Dydia "Red" DeLyser, PhD

Museum Curator and Archivist

    Beginning her aviation career as a glider pilot, it was flying the Museum’s P-51D Mustang that convinced Dydia to get her single-engine and tail-wheel ratings.  She is now part owner in a citabria, flying as often as she can. In addition to flying, Dr. DeLyser is assistant professor of geography at Louisiana State University (her LSU Web page: Dr. Dydia DeLyser).  Her research focuses on landscape and social memory (how the past is interpreted in the present), particularly in Western ghost towns like Bodie, California, where she researched her dissertation while employed as a maintenance worker. Before earning her doctorate in geography from Syracuse University in 1998, Dydia worked in the manuscripts division of the UCLA Library’s Department of Special Collections, where she was trained in archival work and exhibits.

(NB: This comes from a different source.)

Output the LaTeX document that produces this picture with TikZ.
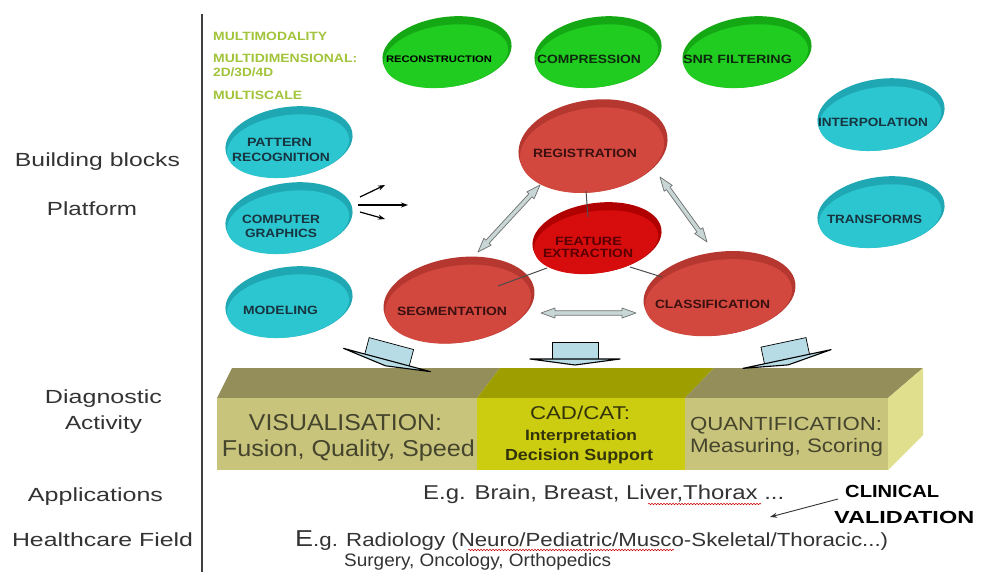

As the Heritage Flight Museum’s curator and archivist, Dr. DeLyser is also the museum’s first active volunteer - fitting in museum work while begging for flight time in museum aircraft and keeping up with her day job.

Dydia in front of her Citabria with her flying grin on

When not begging for flights in the Mustang, Dydia dons her Fifanella flight gear and joins the Orcas Island Independence Day parade.

Dydia in the P-51.  Hard to tell if that is a post-flight grin or a pre-flight grin.